The “I will make you sweat” paper
In my field (and many others, I am sure), there are comprehensive papers and there are letter papers that are typically 4 pages long. A well-written letter should be readable and understandable with <50% of the focus on the part of the reader. You should nudge me towards what I should think, with figures and text playing off and reinforcing one another. Don’t make me sweat like a constipated buffalo, reading two terse, cryptic paragraphs over and over again, trying to figure out what on earth you are talking about and how any of it has anything to do with the data in the figure (or common sense, for that matter).
Prolific
This is mainly for professors, but others can play as well, and I know the variation will be drastic among fields.
How many papers can you conceivably write in a year?

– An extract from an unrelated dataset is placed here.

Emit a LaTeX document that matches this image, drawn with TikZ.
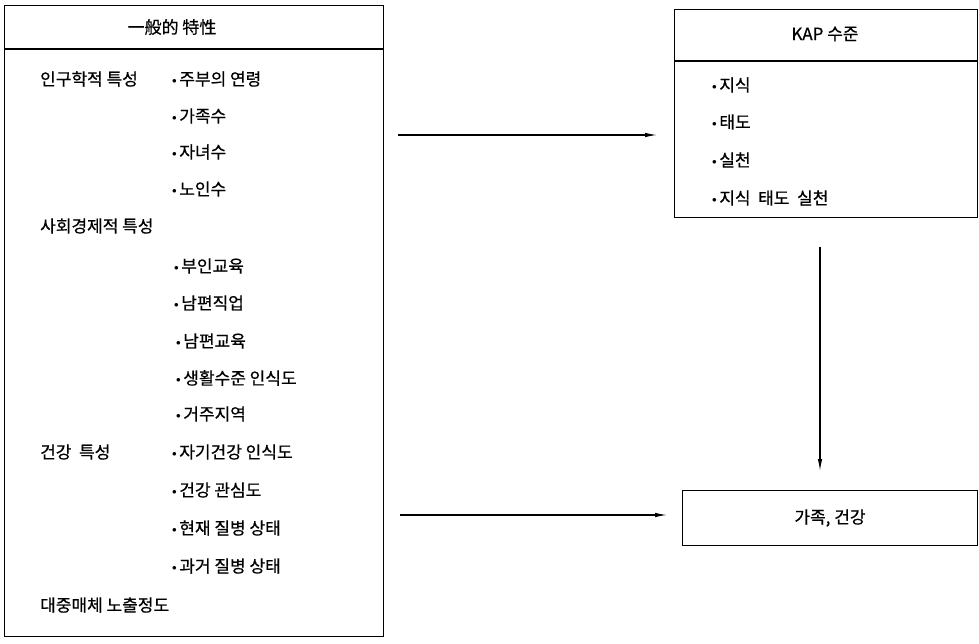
\documentclass[tikz,border=0pt]{standalone}
\usepackage{fontspec}
\setmainfont{Liberation Serif}
\newfontfamily\kr[FakeBold=0.6]{Noto Sans CJK KR}
\usetikzlibrary{arrows.meta}
\newcommand\bul{\raisebox{2pt}{\normalfont\small$\bullet$}\hspace{2.5pt}}
\begin{document}
\begin{tikzpicture}[x=1pt,y=-1pt,
  frame/.style={draw, line width=1.2pt, inner sep=0pt, anchor=north west},
  txt/.style={font=\kr\fontsize{17}{20}\selectfont, inner sep=0pt, anchor=west},
  ttl/.style={font=\kr\fontsize{17}{20}\selectfont, inner sep=0pt},
  conn/.style={line width=1.1pt, -{Latex[length=12pt,width=4.5pt]}}]
\useasboundingbox (0,0) rectangle (979,644);
% left box
\node[frame, minimum width=379pt, minimum height=631pt] (gen) at (4,5) {};
\coordinate (gdl) at (4,49); \coordinate (gdr) at (383,49);
\draw[line width=1.2pt] (gdl) -- (gdr);
\node[ttl] (gt) at (172,27) {一般的 特性};
\node[txt] (a0) at (40,79) {인구학적 특성};
\node[txt] (a1) at (172,79) {\bul 주부의 연령};
\node[txt] (a2) at (172,116) {\bul 가족수};
\node[txt] (a3) at (172,152) {\bul 자녀수};
\node[txt] (a4) at (172,189) {\bul 노인수};
\node[txt] (b0) at (40,226) {사회경제적 특성};
\node[txt] (b1) at (174,266) {\bul 부인교육};
\node[txt] (b2) at (174,303) {\bul 남편직업};
\node[txt] (b3) at (176,341) {\bul 남편교육};
\node[txt] (b4) at (176,378) {\bul 생활수준 인식도};
\node[txt] (b5) at (176,414) {\bul 거주지역};
\node[txt] (c0) at (40,452) {건강 \ 특성};
\node[txt] (c1) at (172,452) {\bul 자기건강 인식도};
\node[txt] (c2) at (172,490) {\bul 건강 관심도};
\node[txt] (c3) at (172,528) {\bul 현재 질병 상태};
\node[txt] (c4) at (172,566) {\bul 과거 질병 상태};
\node[txt] (d0) at (40,605) {대중매체 노출정도};
% KAP box
\node[frame, minimum width=303pt, minimum height=208pt] (kap) at (674,9) {};
\coordinate (kdl) at (674,61); \coordinate (kdr) at (977,61);
\draw[line width=1.2pt] (kdl) -- (kdr);
\node[ttl] (kt) at (825,34) {KAP {\kr 수준}};
\node[txt] (k1) at (712,85) {\bul 지식};
\node[txt] (k2) at (712,122) {\bul 태도};
\node[txt] (k3) at (712,160) {\bul 실천};
\node[txt] (k4) at (712,198) {\bul 지식 \ 태도 \ 실천};
% bottom box
\node[frame, minimum width=295pt, minimum height=55pt] (fam) at (682,490) {};
\node[ttl] (ft) at (830,518) {가족, 건강};
% connectors
\coordinate (s1) at (398,135); \coordinate (e1) at (657,135);
\draw[conn] (s1) -- (e1);
\coordinate (s2) at (820,247); \coordinate (e2) at (820,471);
\draw[conn] (s2) -- (e2);
\coordinate (s3) at (400,515); \coordinate (e3) at (667,515);
\draw[conn] (s3) -- (e3);
\end{tikzpicture}
\end{document}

I mean, the papers on which you are the lead author or do a significant amount of writing? I work almost exclusively with trainees and each paper is a lot of work: I can’t just sit and write it, we have to do the back-and-forths, the edits and the teaching. It takes a lot of time. I think my upper limit for papers where I am really involved would be 1 paper per month on average (more during the summer, less during academic year); usually, it’s less than that, roughly 1 paper per group member per year (senior ones can do 2, junior ones have 0, but it comes out roughly about 1 per group member per year). Full disclosure, I had 8 papers last year; I suppose if I had more than 12 people in the group we’d run into my own bandwidth limitation.

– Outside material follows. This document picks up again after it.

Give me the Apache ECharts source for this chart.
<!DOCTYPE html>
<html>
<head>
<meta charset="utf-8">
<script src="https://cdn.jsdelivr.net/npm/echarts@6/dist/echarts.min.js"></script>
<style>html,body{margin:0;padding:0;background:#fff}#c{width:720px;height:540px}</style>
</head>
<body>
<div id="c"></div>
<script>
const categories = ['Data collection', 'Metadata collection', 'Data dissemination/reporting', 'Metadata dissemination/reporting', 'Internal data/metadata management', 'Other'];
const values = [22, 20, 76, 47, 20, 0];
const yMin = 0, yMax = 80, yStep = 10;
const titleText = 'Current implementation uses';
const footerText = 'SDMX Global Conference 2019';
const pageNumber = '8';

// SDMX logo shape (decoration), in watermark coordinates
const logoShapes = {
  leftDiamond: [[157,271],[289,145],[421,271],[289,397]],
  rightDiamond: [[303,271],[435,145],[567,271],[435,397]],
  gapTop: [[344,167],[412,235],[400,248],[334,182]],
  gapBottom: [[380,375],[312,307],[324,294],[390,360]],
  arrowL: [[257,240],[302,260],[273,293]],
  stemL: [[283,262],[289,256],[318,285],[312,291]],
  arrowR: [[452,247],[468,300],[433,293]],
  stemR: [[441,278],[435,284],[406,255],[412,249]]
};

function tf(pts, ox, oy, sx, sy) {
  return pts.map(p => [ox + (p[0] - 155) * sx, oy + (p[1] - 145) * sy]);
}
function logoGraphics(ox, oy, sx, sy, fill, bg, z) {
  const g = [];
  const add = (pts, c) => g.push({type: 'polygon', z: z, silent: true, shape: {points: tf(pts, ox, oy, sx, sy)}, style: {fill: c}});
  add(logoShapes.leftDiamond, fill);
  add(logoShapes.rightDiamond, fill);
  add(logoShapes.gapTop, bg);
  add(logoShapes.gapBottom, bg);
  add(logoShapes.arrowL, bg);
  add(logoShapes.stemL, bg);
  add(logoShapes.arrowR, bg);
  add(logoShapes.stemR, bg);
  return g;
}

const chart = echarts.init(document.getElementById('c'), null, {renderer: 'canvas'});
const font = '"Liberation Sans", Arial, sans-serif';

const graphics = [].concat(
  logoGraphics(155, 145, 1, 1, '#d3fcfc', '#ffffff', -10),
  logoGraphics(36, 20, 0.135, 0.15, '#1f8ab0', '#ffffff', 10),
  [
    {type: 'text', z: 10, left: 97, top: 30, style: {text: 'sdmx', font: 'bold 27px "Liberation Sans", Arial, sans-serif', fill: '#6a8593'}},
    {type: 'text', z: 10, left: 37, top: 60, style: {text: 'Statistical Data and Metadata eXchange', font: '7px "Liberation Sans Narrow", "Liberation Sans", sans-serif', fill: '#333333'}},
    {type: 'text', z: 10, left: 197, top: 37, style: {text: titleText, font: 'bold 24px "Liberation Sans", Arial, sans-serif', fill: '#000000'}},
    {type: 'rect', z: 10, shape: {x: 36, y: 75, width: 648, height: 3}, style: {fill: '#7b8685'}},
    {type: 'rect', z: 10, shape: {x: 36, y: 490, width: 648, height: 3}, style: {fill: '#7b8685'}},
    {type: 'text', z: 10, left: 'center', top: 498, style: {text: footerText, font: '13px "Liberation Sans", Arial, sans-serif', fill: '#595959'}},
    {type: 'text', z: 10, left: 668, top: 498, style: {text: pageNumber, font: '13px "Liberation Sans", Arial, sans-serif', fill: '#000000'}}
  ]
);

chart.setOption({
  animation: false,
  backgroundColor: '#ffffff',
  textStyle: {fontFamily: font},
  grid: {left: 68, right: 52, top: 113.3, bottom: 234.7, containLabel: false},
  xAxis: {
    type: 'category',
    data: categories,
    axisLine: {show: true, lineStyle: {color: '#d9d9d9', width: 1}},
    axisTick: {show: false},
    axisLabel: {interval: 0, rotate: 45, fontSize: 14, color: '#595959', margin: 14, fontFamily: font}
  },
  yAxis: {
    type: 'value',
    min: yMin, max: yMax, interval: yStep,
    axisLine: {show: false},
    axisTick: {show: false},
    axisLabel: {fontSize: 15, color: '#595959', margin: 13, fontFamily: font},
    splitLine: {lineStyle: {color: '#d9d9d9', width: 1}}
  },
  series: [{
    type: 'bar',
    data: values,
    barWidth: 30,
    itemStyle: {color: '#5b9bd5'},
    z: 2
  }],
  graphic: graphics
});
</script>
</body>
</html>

I see these people with 20+ papers per year from their group and I wonder — how? I suppose it depends on the length of the paper (a 4-page letter versus a 12-page comprehensive paper), how many senior people are on the paper (which can be a blessing, as they hopefully know what they are doing, and a curse, since they can be super busy and make it hard to get the edits done with), if you have good postdocs or research scientists… But still, how do you produce so many papers per unit time? I suppose there are these elevated planes of productivity that are like Mount Olympus: only a select few ever reach them.
Which brings me to a related question: There is definitely a need to edit and revise papers before submission. At some point, the gains from successive edits become insufficient to justify the extra time. This issue is particularly important when attempting to publish in high-profile journals, as an insane amount of polishing goes on just to get a chance to pass the editorial desk and go out to review. A recent paper of mine with collaborators took years of hard work of several people, and about 2 years of writing and editing, and eventually went into a Glam Offshoot. Unfortunately, it seems we may have missed the wave of interest or whatever, because, after all that time and effort and the battles with reviewers, it doesn’t seem to be attracting much attention. Oh well.
So how do you decide when to pull the trigger? When it’s perfect? (Never.) When you are sick of it? When the student reaches the point of sending you two emails per day, begging you to submit already? When your grants are up for renewal? When you’ve done the three back-and-forths with student, edited the final version for two weeks and it’s as good as it’s going to get in the near future?